En tout état de cause, ces durées d'amortissement des coûts de la réforme - aussi théoriques puissent-elles paraître - permettent de mettre en évidence le poids des charges liées aux prises à bail de locaux pérennes, susceptibles d'alourdir le bilan financier du volet immobilier à long terme .

Si ces locations avaient vocation à perdurer, le bénéfice de la moindre exécution du volet immobilier serait perdu en une dizaine d'années , puisqu'à cette échéance, les loyers acquittés conduiraient à un dépassement du plafond de 375 millions d'euros 34 ( * ) .


* 31 Cf. rapport d'information n° 662 (2011-2012), op. cit .

* 32 Cette évaluation intègre également les économies réalisées au titre de la contribution au compte d'affectation spéciale « Pensions ». Cette contribution mise à part, la réduction des dépenses de personnel imputable à la réforme s'élève à 15,3 millions d'euros par an.

* 33 Le rapport d'information de la commission des lois du Sénat a estimé à 18 millions d'euros le coût des mesures sociales en faveur des personnels concernés par la réorganisation de la carte judiciaire et à 20 millions d'euros les indemnisations accordées aux avocats.

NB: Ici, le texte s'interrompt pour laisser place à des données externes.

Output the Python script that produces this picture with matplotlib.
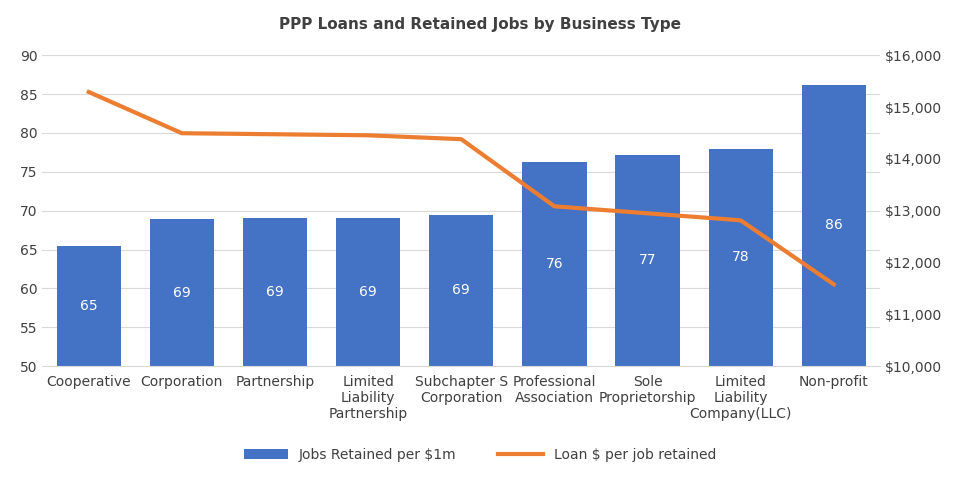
import matplotlib
matplotlib.use("Agg")
import matplotlib.pyplot as plt
from matplotlib.ticker import FuncFormatter

categories = ["Cooperative", "Corporation", "Partnership", "Limited\nLiability\nPartnership",
              "Subchapter S\nCorporation", "Professional\nAssociation", "Sole\nProprietorship",
              "Limited\nLiability\nCompany(LLC)", "Non-profit"]
jobs_per_1m = [65.4, 68.9, 69.0, 69.0, 69.5, 76.3, 77.2, 78.0, 86.2]
jobs_labels = [65, 69, 69, 69, 69, 76, 77, 78, 86]
loan_per_job = [15290, 14495, 14475, 14455, 14380, 13085, 12950, 12815, 11580]

fig = plt.figure(figsize=(9.6, 4.8), dpi=100)
ax = fig.add_axes([0.044, 0.237, 0.873, 0.648])
ax2 = ax.twinx()
x = range(len(categories))
bars = ax.bar(x, [v - 50 for v in jobs_per_1m], bottom=50, width=0.69, color="#4472C4",
              label="Jobs Retained per $1m", zorder=2)
for i, (v, l) in enumerate(zip(jobs_per_1m, jobs_labels)):
    ax.text(i, (50 + v) / 2, str(l), ha="center", va="center", color="white", fontsize=10)
ax2.plot(x, loan_per_job, color="#ED7D31", lw=3, label="Loan $ per job retained", zorder=3)

ax.set_ylim(50, 90)
ax.set_yticks(range(50, 91, 5))
ax2.set_ylim(10000, 16000)
ax2.set_yticks(range(10000, 16001, 1000))
ax2.yaxis.set_major_formatter(FuncFormatter(lambda v, p: f"${v:,.0f}"))
ax.set_xlim(-0.5, len(categories) - 0.5)
ax.set_xticks(list(x))
ax.set_xticklabels(categories, fontsize=10, color="#404040", va="top")
ax.grid(axis="y", color="#D9D9D9", lw=0.8, zorder=0)
ax.set_axisbelow(True)
for a in (ax, ax2):
    for s in a.spines.values():
        s.set_visible(False)
    a.tick_params(length=0, labelsize=10, labelcolor="#404040")
ax.spines["bottom"].set_visible(True)
ax.spines["bottom"].set_color("#D9D9D9")
ax.tick_params(axis="x", pad=6)

fig.suptitle("PPP Loans and Retained Jobs by Business Type", y=0.965, fontsize=11,
             fontweight="bold", color="#404040")
h1, l1 = ax.get_legend_handles_labels()
h2, l2 = ax2.get_legend_handles_labels()
fig.legend(h1 + h2, l1 + l2, loc="center", bbox_to_anchor=(0.5, 0.052), ncol=2,
           frameon=False, fontsize=10, columnspacing=3, handlelength=3.2)
for t in fig.legends[0].get_texts():
    t.set_color("#404040")
fig.savefig("out.png", dpi=100)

* 34 Il faut rappeler que le plafond de 375 millions d'euros, arrêté au début de la phase opérationnelle de la réforme de la carte judiciaire, ne concernait que les dépenses d'investissement liées aux opérations immobilières ; malgré tout, ce montant demeure une référence puisqu'il avait été initialement présenté au Parlement.